主な方法は、国内委託取引・外国取引・国内店頭取引
日本国内で米国株式を取引する方法は、主として3つあります。取扱証券会社によって取引方法に若干の違いがありますが、以下、一般的な3方法をまとめてみます。
<国内委託取引>
東京証券取引所に上場する外国籍企業やカントリーファンドなど、日本国内の取引所に上場する外国株式の取引です。売買の方法は、国内の一般的な上場株式と同様。取引のコストも、国内上場株式と同じ扱いになります。なお、2018年5月末時点で、日本取引所グループに上場している株式は米国企業4社、英国(ケイマン)1社、マレーシア企業1社の合計6社です。
<外国(委託)取引>
投資家からの注文を、証券会社が海外の証券取引所・市場に取り次ぐ委託取引です。
●指値、成行による注文が可能です。
●約定価格、為替、受渡代金は通常、翌営業日に確定します。
<国内店頭(仕切り)取引>
投資家からの注文に対し、証券会社が取引の相手方となって、証券会社が提示する価格で売買する相対取引です。証券会社が価格を提示している銘柄が取引対象となります。証券会社が提示する条件(価格・数量等)と投資家の希望する条件が合致した場合に取引が成立します。
●市場を通さず、速やかに売買ができます。
●約定と同時に約定価格、為替、受渡代金が確定します。
●委託取引と異なり、銘柄が限定されます。
[図表1]注文および決済方法
(日本の証券会社から米国株の売買をする場合、各社によって取引の仕組みが違います。)
[図表2]NY証券取引所の休場日(2018年)
米国(外国)株式の取引にかかる税金の種類
<譲渡益に対する税金>
外国株式の譲渡益は、外国において原則として課税されませんが、日本では国内株式と同様に申告分離課税の対象となります。
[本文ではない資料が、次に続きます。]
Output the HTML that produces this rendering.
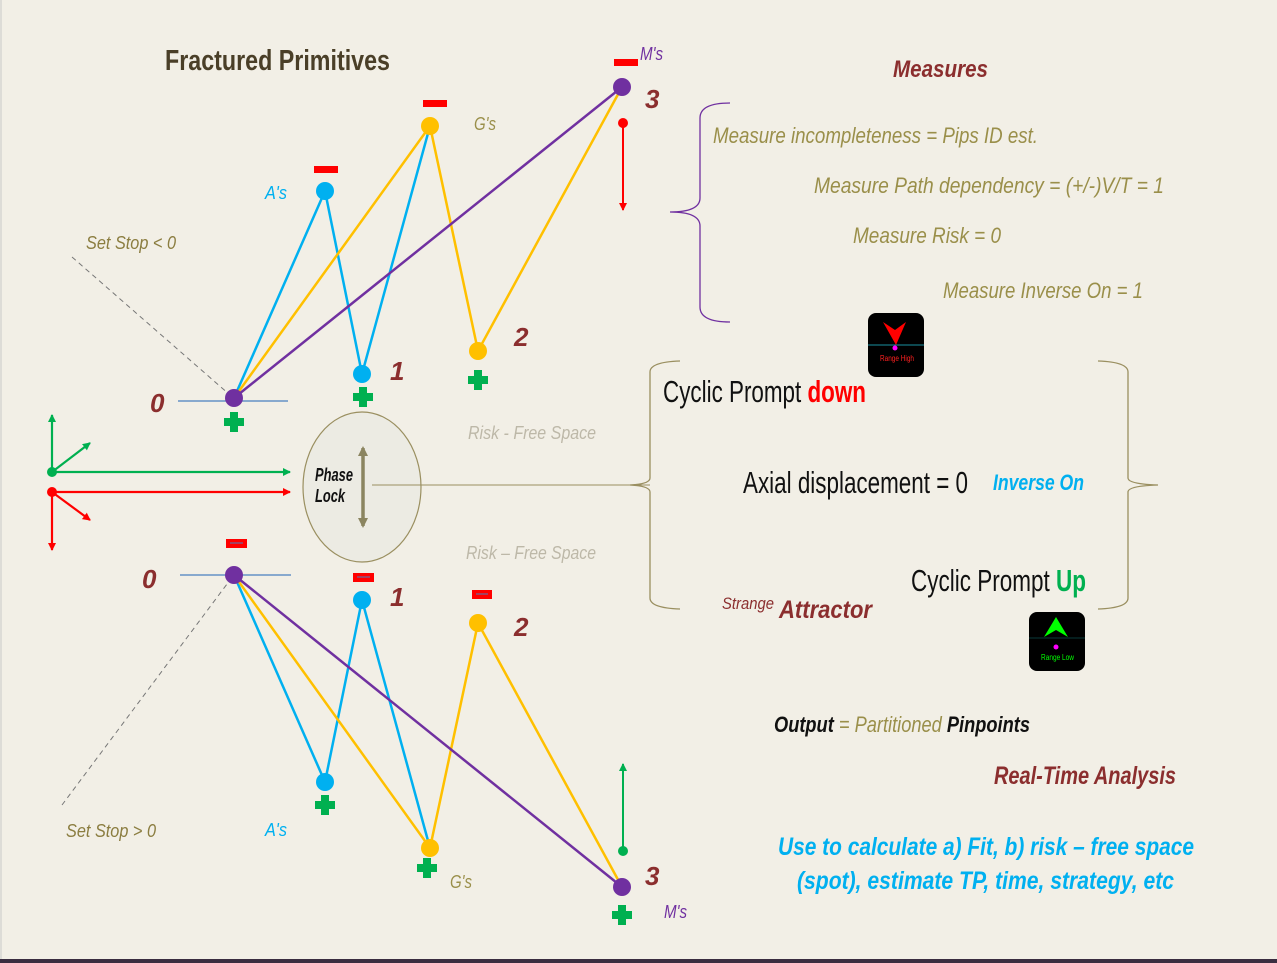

平成25年までの軽減税率が廃止され、平成26年1月以降は所得税15%+復興特別所得税15%×2.1%+5%=20.315%が適用されています。
証券会社によっては特定口座を利用することが出来ます。
<特定口座>
特定口座とは、外国株式を特定口座に預け入れることで、証券会社が一年間の損益計算を行うものです。そのまま証券会社を通じて源泉徴収をするか、証券会社が発行する年間取引報告書を用いて投資家が確定申告するかの選択が可能な点が特徴です。
外国株式については、円換算後の価額で譲渡損益の計算を行います。外貨決済を選択した場合でも、円換算後の価額で譲渡損益が計算されます。
<配当金に対する税金>
外国株式の配当金に対する税金は、投資対象国(発行地)の税法、また、国内の税法および租税条約によって決められています。
外国株式の配当金は、取引した銘柄の発行地国において課税されます。その国と日本との間に租税条約が締結されている場合、原則としてその条約で定める税率(=制限税率)により課税されます。
日本における課税は、外国で徴収された税額がある場合、源泉徴収は外国での徴収税額を差し引いた金額に対して課税されます。
米国株の場合、為替の影響がないとすると、源泉徴収税率が10%(制限税率も同じ)と定められており、配当金額を100とした場合、発行地国により10の源泉徴収をされます。残りの90について、日本の税金分として20.315%(※)が源泉徴収されます。投資家が受け取るのは71.7165となる計算です。
(※所得税15%+復興特別所得税15%×2.1%+5%=20.315%)
外国での源泉徴収分は、一定の範囲内で所得税や住民税から控除することができる、外国税額控除制度があります。
また、少額投資非課税制度(NISA)を利用すると、最大600万円の投資元本に対して譲渡益と配当金が非課税となります。外国株式については、現在のところ一部の証券会社で利用可能です。